La conversación comenzó en la fila para tomar el colectivo que cada mañana me deja en la puerta de mi nuevo trabajo, el cual está ubicado en uno de los sectores residenciales más exclusivos de Santiago.
Ella, simpatiquísima y muy guapa me contó que trabajaba como empleada doméstica para una de las familias más adineradas de Chile. Hablamos sobre lo grande que era la casa, cuántos empleados había y lo generosos pero dominantes que eran los miembros del clan con el personal de servicio. Así también conversamos sobre los viajes, ropa, cenas y costumbres de sus patrones.
A medida que su relato se iba desarrollando, yo comencé a encontrar cada vez más coincidencias con la trama de “La Mujer Justa” de Sándor Márai, un libro que he estado leyendo y que refleja el lujo con que vivían las familias más ricas de Budapest (Hungría) en el período entreguerras… y se lo dije.

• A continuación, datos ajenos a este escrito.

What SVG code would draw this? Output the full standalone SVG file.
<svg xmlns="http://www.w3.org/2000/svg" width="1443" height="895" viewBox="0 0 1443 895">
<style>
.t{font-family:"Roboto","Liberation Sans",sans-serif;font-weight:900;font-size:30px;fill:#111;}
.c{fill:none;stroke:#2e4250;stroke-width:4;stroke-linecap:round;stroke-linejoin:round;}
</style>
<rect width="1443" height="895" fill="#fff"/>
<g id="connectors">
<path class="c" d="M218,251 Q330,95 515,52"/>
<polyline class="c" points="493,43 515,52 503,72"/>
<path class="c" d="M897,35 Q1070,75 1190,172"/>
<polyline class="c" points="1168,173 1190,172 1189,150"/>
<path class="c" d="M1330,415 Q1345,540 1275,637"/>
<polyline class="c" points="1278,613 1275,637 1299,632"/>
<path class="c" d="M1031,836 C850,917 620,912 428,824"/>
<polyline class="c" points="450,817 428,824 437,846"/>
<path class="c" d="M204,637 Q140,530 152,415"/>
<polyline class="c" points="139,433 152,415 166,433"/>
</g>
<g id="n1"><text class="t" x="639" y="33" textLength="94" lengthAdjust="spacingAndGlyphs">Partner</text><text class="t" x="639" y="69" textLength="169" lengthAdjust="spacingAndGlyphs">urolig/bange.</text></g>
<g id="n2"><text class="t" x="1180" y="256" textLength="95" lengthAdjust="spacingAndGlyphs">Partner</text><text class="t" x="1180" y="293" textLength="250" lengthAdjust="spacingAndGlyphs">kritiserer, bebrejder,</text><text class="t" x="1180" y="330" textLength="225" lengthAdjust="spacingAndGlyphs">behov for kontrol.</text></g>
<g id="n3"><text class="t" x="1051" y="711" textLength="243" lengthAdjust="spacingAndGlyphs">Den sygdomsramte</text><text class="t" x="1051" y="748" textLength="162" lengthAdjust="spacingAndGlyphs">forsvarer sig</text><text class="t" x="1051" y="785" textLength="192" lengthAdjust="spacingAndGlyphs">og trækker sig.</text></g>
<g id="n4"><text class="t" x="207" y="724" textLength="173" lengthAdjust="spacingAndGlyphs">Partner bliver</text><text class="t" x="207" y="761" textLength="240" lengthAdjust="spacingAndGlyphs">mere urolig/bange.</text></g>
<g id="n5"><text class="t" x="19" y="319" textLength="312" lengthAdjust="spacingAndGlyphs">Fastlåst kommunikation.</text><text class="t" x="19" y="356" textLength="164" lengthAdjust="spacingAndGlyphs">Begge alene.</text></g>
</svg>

“El libro cuenta la historia de un hombre muy rico, casado con una mujer de su misma clase social, pero él siempre ha estado enamorado de una sirvienta. Luego, deja a su primera esposa para casarse con esta otra mujer que había sido muy pobre. Lo interesante es que el libro está dividido en tres partes, cada una es un monólogo de uno de los personajes, como si estuviera hablando con un amigo. Así ves la misma historia contada con tres sensibilades absolutamente distintas entre sí. También es fabuloso cómo los relatos van dibujando con gran detalle y de forma vívida el ambiente que se vivía en aquella época, los escenarios, la riqueza y las costumbres. Y mientras más me hablas, más parecido me parece a lo que he leído en el libro, en especial por ese deseo de los ricos de tenerlo todo como una forma de tranquilizar el alma, siendo sin embargo un estado al que nunca pueden llegar”.

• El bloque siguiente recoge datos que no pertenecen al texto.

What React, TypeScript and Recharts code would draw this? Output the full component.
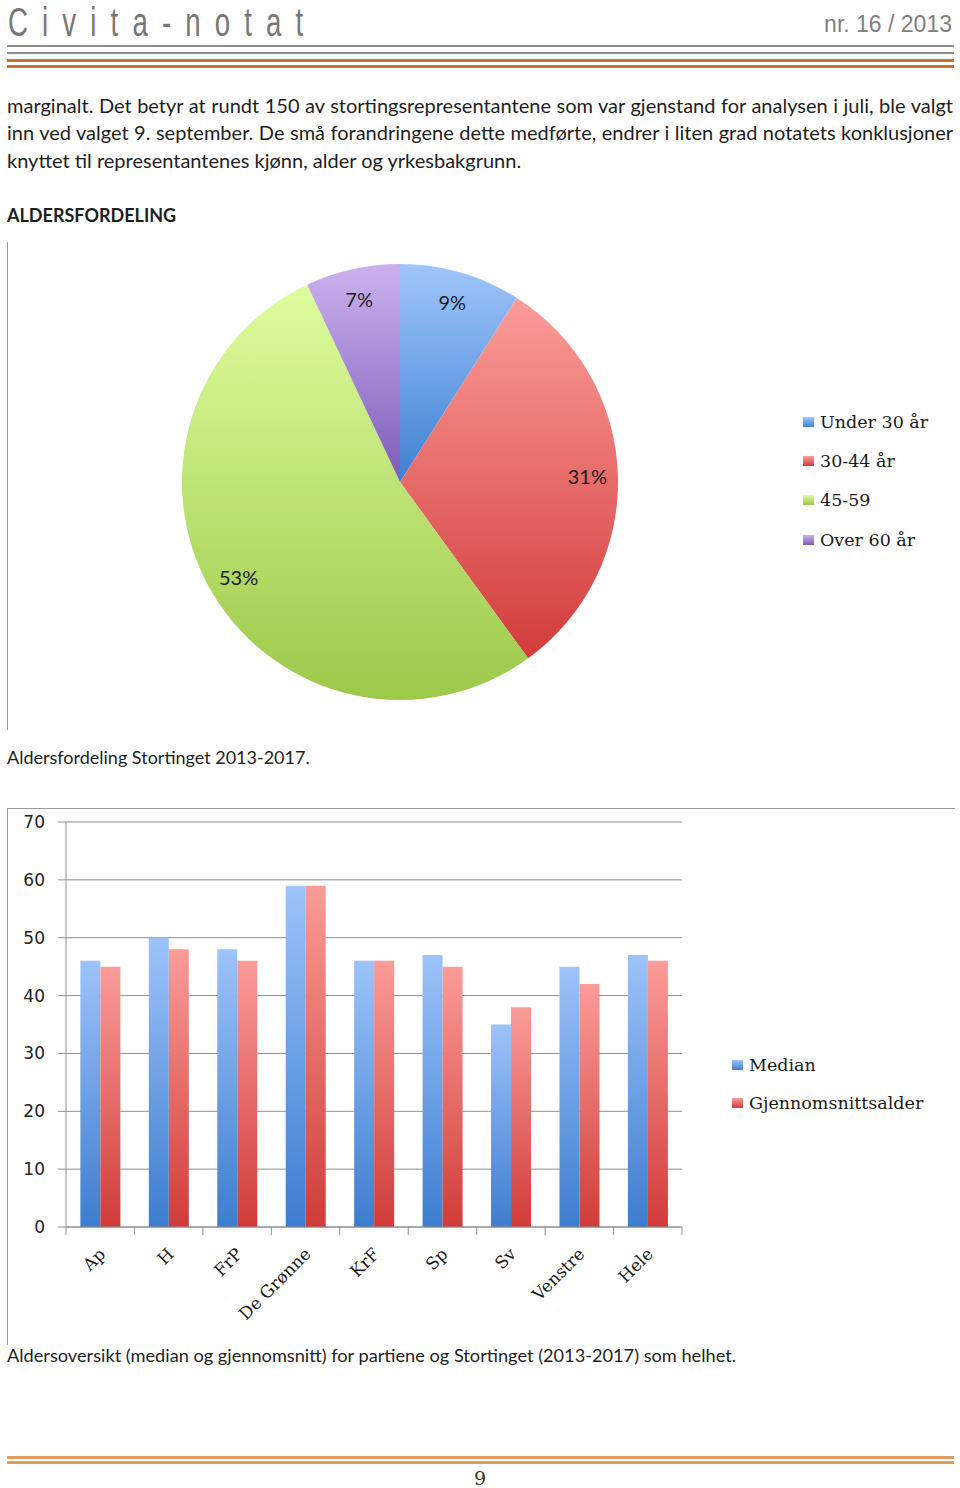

Después le conté uno de los pasajes que más me llamó la atención. “La mujer que fue sirvienta sentía fascinación por el mundo de los ricos y hasta se podría decir que llegó a ser uno de ellos, pero había algo que no podía tolerar. Era sólo una costumbre, pero generaba en ella un odio profundo. Cuando había sido empleada cada noche debía preparar las habitaciones antes de que sus patrones se fueran a dormir. Cuando abría cada cama debía dejar sobre ella el pijama perfectamente estirado pero boca abajo, para que cuando se fueran a acostar, sólo tuvieran que deslizarse dentro del pijama”.
“Todo sigue siendo igual. Casi exacto de como lo describes”, me dijo. “Cada tarde voy a las habitaciones, quito los cobertores superiores y abro la cama haciendo un triángulo especial, como en los hoteles de lujo. Dejo una botella de agua y un vaso sobre el velador y… el pijama estirado sobre la cama”.

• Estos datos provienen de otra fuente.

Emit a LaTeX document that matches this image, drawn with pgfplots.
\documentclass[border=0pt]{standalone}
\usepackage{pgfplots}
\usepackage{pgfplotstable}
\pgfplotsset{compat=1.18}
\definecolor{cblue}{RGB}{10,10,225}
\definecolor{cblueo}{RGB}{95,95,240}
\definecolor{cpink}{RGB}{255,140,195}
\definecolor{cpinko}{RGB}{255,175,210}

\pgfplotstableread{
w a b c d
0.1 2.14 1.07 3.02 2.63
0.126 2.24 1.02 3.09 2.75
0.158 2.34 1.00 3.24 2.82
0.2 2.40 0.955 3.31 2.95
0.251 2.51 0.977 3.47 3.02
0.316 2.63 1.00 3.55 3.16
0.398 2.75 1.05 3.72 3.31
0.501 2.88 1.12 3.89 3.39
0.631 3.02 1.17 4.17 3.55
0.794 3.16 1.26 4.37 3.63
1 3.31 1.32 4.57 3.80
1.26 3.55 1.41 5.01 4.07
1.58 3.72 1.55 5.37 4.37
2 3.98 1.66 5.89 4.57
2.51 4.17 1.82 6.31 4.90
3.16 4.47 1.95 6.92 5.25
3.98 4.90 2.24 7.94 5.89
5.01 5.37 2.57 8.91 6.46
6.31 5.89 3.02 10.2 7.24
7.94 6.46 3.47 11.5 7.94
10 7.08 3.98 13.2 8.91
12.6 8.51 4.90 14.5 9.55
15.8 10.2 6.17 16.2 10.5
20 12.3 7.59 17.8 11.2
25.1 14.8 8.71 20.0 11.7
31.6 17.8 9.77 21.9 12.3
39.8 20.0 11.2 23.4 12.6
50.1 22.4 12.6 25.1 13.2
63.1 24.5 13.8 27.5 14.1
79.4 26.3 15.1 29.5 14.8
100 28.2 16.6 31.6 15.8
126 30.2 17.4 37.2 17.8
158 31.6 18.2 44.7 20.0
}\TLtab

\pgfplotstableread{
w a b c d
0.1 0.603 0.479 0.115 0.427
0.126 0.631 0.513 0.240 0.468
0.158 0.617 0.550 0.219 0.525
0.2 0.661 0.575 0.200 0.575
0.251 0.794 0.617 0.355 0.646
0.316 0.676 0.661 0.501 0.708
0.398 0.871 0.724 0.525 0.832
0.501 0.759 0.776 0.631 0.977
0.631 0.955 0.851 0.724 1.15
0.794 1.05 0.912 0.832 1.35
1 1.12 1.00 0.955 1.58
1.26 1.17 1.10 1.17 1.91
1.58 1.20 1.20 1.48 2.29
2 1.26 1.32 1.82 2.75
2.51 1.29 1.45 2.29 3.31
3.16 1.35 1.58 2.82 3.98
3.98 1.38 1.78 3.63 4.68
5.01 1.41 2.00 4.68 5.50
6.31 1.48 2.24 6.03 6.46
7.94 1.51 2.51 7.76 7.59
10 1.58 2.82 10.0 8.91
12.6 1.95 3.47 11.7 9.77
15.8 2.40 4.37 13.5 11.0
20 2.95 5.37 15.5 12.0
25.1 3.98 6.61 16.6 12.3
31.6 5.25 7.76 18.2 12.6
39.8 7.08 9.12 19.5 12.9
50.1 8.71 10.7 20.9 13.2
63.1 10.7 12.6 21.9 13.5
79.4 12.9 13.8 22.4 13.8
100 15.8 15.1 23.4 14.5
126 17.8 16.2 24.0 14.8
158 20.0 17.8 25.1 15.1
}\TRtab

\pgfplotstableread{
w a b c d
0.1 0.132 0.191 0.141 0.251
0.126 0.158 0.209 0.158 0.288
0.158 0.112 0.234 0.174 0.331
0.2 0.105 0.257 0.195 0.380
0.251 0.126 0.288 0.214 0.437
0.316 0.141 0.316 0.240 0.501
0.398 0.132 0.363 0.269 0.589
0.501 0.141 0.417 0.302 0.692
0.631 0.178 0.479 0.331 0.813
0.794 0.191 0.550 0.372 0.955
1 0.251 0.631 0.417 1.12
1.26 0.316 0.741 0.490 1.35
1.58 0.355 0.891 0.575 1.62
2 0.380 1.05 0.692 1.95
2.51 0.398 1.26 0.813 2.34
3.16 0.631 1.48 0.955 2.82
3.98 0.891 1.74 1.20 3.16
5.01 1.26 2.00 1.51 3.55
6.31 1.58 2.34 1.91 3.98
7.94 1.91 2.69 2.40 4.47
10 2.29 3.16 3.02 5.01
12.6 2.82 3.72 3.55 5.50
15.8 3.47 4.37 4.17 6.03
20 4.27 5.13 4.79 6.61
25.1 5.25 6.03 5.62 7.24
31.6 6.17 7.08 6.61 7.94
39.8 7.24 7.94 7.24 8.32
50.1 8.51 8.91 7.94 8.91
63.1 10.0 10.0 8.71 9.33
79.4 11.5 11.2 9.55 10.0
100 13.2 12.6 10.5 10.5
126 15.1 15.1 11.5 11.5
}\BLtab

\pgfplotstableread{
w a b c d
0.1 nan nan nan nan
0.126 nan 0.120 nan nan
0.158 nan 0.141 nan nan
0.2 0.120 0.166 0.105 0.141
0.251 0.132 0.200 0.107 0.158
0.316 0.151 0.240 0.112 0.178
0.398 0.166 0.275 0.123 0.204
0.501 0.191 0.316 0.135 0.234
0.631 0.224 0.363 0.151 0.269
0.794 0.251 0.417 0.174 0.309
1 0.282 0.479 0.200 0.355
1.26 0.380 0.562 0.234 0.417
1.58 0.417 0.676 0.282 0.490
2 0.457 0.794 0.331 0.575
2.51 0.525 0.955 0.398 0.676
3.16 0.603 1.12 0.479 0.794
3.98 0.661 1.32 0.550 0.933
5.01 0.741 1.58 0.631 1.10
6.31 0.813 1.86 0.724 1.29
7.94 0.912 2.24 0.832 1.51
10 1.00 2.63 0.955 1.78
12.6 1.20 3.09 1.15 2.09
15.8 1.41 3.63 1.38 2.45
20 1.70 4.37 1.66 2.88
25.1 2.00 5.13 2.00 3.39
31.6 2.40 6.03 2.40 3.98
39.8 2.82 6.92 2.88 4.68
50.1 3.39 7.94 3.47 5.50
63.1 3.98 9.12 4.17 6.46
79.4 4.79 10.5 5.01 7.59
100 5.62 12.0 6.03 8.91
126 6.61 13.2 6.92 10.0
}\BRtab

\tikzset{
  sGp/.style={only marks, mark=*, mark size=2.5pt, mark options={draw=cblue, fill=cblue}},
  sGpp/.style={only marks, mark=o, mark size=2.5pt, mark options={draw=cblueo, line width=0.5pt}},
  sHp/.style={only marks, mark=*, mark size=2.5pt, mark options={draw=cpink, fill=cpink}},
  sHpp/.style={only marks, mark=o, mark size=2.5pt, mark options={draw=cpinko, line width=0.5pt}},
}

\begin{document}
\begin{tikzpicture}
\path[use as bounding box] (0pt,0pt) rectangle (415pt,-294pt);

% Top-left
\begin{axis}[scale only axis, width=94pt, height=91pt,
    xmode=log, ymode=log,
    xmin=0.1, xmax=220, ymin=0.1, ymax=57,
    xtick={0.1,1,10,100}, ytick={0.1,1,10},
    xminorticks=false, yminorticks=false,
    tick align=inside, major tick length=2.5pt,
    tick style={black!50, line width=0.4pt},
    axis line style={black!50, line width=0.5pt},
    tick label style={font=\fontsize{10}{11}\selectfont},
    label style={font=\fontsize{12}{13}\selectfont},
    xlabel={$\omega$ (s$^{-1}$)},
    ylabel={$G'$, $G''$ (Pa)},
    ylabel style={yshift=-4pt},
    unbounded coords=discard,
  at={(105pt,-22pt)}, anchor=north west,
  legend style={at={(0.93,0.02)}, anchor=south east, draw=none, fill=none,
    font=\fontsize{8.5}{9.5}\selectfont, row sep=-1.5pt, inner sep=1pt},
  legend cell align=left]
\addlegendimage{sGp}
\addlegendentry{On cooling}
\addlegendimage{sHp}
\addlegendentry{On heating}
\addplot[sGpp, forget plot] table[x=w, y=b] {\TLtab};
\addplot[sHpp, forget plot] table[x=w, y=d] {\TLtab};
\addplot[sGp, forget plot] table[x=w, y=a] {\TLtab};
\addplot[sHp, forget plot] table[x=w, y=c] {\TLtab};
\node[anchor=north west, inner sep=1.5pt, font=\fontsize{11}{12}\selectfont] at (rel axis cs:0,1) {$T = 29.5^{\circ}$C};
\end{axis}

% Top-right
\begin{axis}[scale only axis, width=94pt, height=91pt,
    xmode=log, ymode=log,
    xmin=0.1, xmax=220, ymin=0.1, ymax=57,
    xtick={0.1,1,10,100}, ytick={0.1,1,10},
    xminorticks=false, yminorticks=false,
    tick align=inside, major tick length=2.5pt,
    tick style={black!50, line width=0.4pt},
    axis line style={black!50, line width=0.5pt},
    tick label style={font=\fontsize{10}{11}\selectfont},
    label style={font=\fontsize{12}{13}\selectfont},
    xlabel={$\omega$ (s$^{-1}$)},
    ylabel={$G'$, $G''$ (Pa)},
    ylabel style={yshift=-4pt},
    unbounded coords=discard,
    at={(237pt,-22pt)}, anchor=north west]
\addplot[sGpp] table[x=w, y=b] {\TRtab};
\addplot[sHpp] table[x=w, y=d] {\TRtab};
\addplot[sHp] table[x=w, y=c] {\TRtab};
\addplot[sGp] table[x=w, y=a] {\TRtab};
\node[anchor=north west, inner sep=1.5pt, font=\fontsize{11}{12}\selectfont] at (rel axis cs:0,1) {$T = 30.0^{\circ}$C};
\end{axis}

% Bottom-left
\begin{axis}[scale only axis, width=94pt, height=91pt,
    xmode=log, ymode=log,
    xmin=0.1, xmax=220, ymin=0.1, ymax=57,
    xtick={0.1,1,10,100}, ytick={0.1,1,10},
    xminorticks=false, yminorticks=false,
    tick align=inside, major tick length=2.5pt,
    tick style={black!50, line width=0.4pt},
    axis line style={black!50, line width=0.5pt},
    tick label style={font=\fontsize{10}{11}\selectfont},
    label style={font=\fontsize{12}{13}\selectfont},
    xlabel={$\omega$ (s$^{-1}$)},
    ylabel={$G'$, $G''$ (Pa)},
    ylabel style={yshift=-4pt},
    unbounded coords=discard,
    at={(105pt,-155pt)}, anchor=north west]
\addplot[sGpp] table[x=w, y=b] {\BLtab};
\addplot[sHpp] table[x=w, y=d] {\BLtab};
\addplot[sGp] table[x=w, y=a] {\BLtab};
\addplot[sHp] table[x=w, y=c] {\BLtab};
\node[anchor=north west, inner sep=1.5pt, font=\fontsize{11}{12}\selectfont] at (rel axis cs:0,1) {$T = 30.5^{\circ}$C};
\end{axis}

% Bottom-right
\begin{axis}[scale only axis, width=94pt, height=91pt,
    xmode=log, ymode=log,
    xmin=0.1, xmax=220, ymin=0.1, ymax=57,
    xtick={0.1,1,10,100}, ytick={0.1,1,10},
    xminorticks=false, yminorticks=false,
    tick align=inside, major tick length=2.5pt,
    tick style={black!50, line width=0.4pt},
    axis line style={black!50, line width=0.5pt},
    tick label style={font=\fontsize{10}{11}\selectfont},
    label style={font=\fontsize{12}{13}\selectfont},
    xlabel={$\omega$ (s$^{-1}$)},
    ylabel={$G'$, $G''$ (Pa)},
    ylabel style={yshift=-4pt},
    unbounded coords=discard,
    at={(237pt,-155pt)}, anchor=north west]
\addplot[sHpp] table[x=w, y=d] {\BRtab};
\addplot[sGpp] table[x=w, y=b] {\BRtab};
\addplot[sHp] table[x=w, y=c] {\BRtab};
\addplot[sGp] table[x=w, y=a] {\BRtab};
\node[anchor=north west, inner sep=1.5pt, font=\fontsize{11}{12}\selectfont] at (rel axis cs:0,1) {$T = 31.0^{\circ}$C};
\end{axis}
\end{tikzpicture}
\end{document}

“Es increíble, han pasado más de 60 años y todo sigue igual, pero en realidad no alcanzo a imaginar como es la vida allí y te confieso que me da entre fascinación y miedo el mundo de la gente con tanta plata”, le dije. “Yo soy profesional, me va bastante bien, pero vivo en un lugar muy pequeñito y no tengo cosas de grandes marcas. No tendría ropa para ir a una de las cenas que me cuentas, si es que me llegaran a invitar”. Creo que sintió un poco de lástima por mí y me sorprendió ofreciéndome regalos. “Mi patrona me da cosas finísimas que casi no ha usado. Es tanto que yo siempre le regalo a mis amigas y como me caíste tan bien, te podría dar algunas de esas cosas a ti”, me dijo cuando ya habíamos llegado a mi trabajo y yo estaba por bajar del auto.
Intercambiamos nuestros datos y nos despedimos con un beso en la mejilla como si fuéramos viejas amigas. Partí caminando, mientras pensaba sobre la continuidad del orden social y el intercambio de roles, porque mientras muchas cosas permanecen inamovibles, la vida da muchos, pero muchos giros inesperados.